Whilst it is impossible to know without insider information which candidate is likely to win the stewardship of the Fed and what the exact details of the tax reform bill will be, looking at charts - and Intermarket analysis of several Dollar sensitive assets can provide clues as to which way the Dollar might go tomorrow.

The main Dollar pair is EUR/USD and this is showing the most compellingly bullish set up for years after having formed a common bearish topping pattern on the charts in the form of a head and shoulders top.

On its own, this would be a bearish sign, but coupled with the fact that oil is looking toppy as well, the Dollar-positive indicators are substantially reinforced.

EUR/USD has already breached the neckline of the H&S pattern which is the line under the pattern which joins the two intervening troughs of the H&S and provides strong confirmation of further bearishness in line with that dictated by the pattern.

Although the pair has pulled back up to the underside of the neckline after the initial break below the neckline, this is a common feature of how these patterns evolve.

The post-break pull-back is known as a 'throwback move' and often precedes the start of the big wave lower - see it as prices taking a small step back before the big heave-ho - or metaphorically speaking like an athlete rocking back on their heals before the starting gun fires.

EUR USD Nov01

This means the pair is literally poised to jump off a cliff edge with only a nudge required to bring it down.

In addition, the expected downside from an H&S is considerable - equal to its height at its tallest point extrapolated lower from the neckline.

Using this as a guide indicates a downside target in the 1.1250s, although for a more conservative target we recommend 1.1500 where the monthly pivot (S2) is situated.

The pivot is likely to be a tough obstacle to overcome given traders often use it as a line to trade against the prevailing trend - although in this case, fundamentals may be so powerful that bears could overcome any defense of the line relatively quickly.

What is Oil Telling us About the Dollar?

The Dollar is related to oil because oil is priced in Dollars on international markets - thus if the Dollar strengthens, regardless of oil's fundamentals, that stronger Dollar can buy more oil, and therefore the price of a barrel of oil falls.

To summarise, a rise in the Dollar affects oil prices inversely, and so looking at the price chart of oil we note how oil is starting to look overstretched - but more importantly how it has reached tough resistance from the top of the rising channel, and is therefore now at high risk of being rebuffed back down.

Oil Nov01

Of a startlingly similar opinion is BNY Mellon Senior Currency Strategist, Niel Mellor, who says:

"One risk that is difficult to dismiss, given its typically inverse relationship with commodity prices, is the prospect of a continued USD uptrend.
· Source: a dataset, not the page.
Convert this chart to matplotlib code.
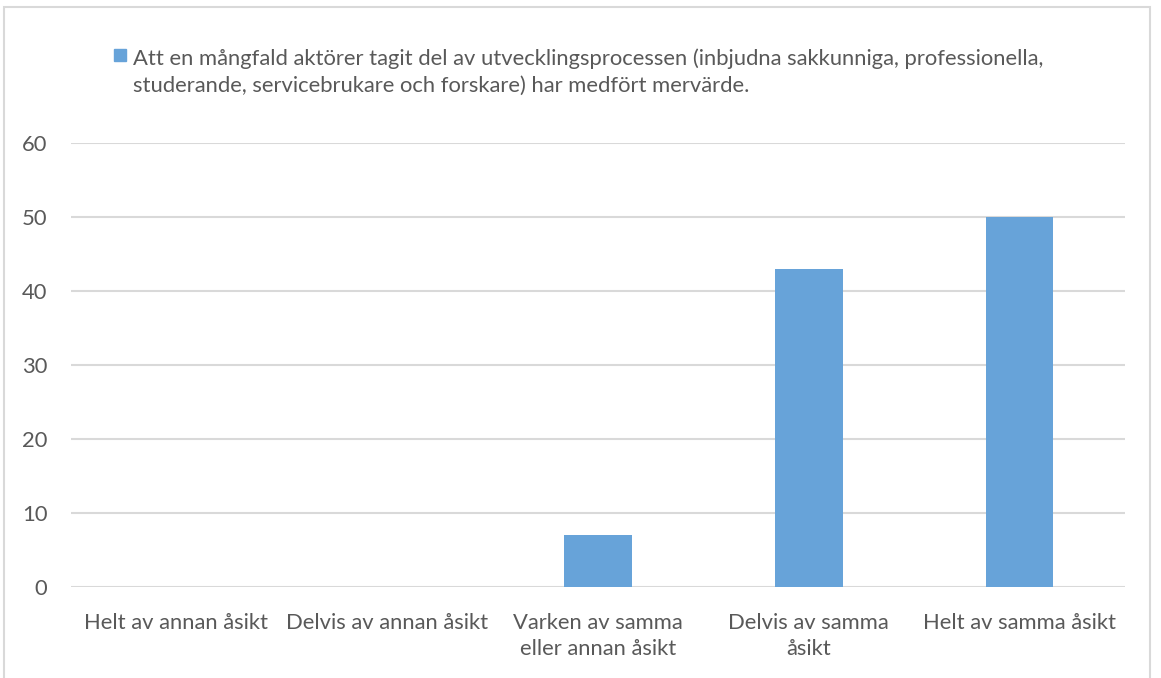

"If this is what we are about to witness, in conjunction with Brent’s proximity to such important levels, then prudence surely demands caution among would-be buyers."

The current rally in oil is based on the supply outage caused by the hurricanes in the US, so it will only be temporary.

Mellor, however, sees geopolitics as the most likely catalyst for a sell-off from a purely fundamental perspective, after the conquest of intense oil-producing region Kirkuk by the Iraqi army now frees up production there, and potentially bringing oil prices down by adding to the supply glut.

Super-Thursday

Of particular interest for traders of cable is the fact that Thursday is not just a major market moving day for the Dollar but also probably for the Pound due to the Bank of England (BOE) rate meeting.

Although a rate rise from the BOE is now common knowledge and the market may well have adjusted for the fact, my experience of this kind of thing is that there is always a little more left to be priced in on the day so the Pound is at risk of rising due to the interest rate rise.

It is not any old meeting either, but a quarterly meeting, which means the BOE will also release their inflation report, adding further potential for volatility as it will contain their forecast for inflation.

Again, the potential for volatility is high as the main debate has now shifted to what the BOE will do after this rate rise - will it start a trend of increasing interest rates or is it a case of 'one and done' as some are saying?

The inflation report may shed light on what the policy trajectory is likely to be going forward, which is why it could cause fresh volatility for the Pound.

Given cable's sideways range-bound proclivity of late the expectation that both the Dollar and the Pound could rise tomorrow seems quite probable.

The strengthening of both currencies would cancel each other out leading to low volatility and more range-bound behavior.

This would seem to recommend selling volatility via an option straddle which would profit from a lack of directional movement.